Feeling the independent and fierce pull of both emotional categories, love and hate, is helpful. As Chesterton says so well, the danger is allowing the two emotions to mix and produce a “surly contentment” that accepts the status quo and neither rejoices in the good nor seeks change for the bad. We must, to some degree, separate the different components of our Princeton experience or we risk understanding them wrongly.

To that end, I encourage you — in whatever arena of campus life you feel it — to fervently hate the problems with that aspect of Princeton so that you can usher in a better Princeton down the road. Let your hate be motivated ultimately by an abiding love for Princeton that drives you to make it the best place it can be. In the same way that good friends can show love by firmly pointing out one another’s flaws, I think we love our University community best when we are genuine about its real shortcomings and aggressively seek transformation for them.   

What does intense love and hate for Princeton actually look like?

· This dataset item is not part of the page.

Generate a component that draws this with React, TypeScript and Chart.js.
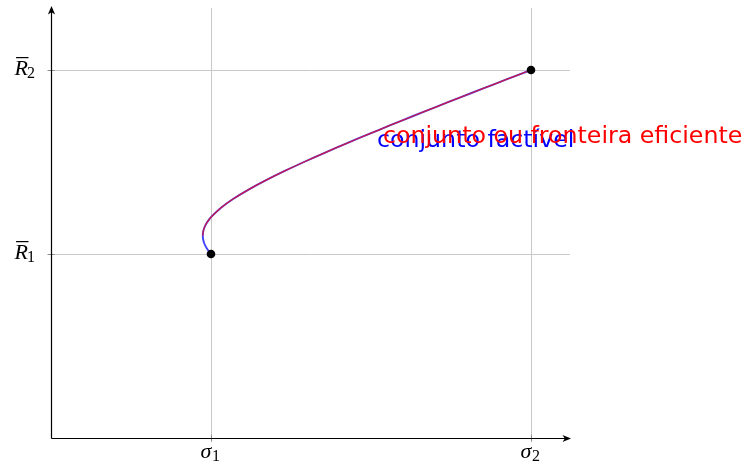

It could look like a social scene that encourages diversity in clientele and activities for the purpose of creating more dynamic Saturday night options, or a truly open-minded dialogue about religion in which it’s okay to criticize religious traditions in a frank but civil way (rather than side-stepping massive differences in worldview and painting them as different paths up the same mountain), or a culture in which women can feel equally accepted whether they choose grad school, a high-powered job, or motherhood upon graduation. Do something that allows you to lean on both fountains of passion, hate and love, so long as the result is sincerely pointed toward the betterment of Princeton.

Let’s then seek the good of our University, because in its welfare we may just find our own.